Top officials of the U.S. central bank are balancing an improving job market against weak inflation and problems overseas as they ponder when and how much to raise interest rates.
Wednesday, the U.S. Federal Reserve published the minutes of its rate-setting meeting in late July with the customary delay of several weeks.
Many economists predict that the central bank will raise interest rates in September, the first such hike in more than nine years. Low interest rates were intended to boost the economy during the financial crisis, but may no longer be needed.
The Fed’s job is to seek full employment and stable prices. The unemployment rate has fallen from 10 percent during the financial crisis to the current 5.3 percent, which is close to the level considered full employment in the United States.
But Fed officials also expressed concern about weak growth in overseas markets, slow growth in U.S. wages and inflation that is running persistently below the Fed’s goal of a two percent annual rate. However, they also said the economy is “approaching” the point of being able to withstand an interest rate increase.

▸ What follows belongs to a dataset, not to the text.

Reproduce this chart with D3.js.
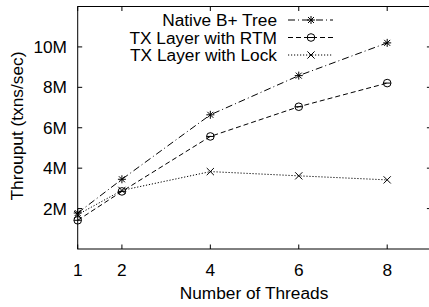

A new government report early Wednesday showed inflation rose at a slower pace in the U.S. economy in July.
Overall prices rose just 0.1 percent, with prices up a meager two-tenths of a percent over the past year.
Outside the volatile areas of food and energy, so-called "core" prices advanced 1.8 percent for the year ending in July.
Thursday, the Fed will get new data on the job market when the government reports the number of Americans signing up for unemployment compensation.
Some information for this report came from AP, AFP and Reuters.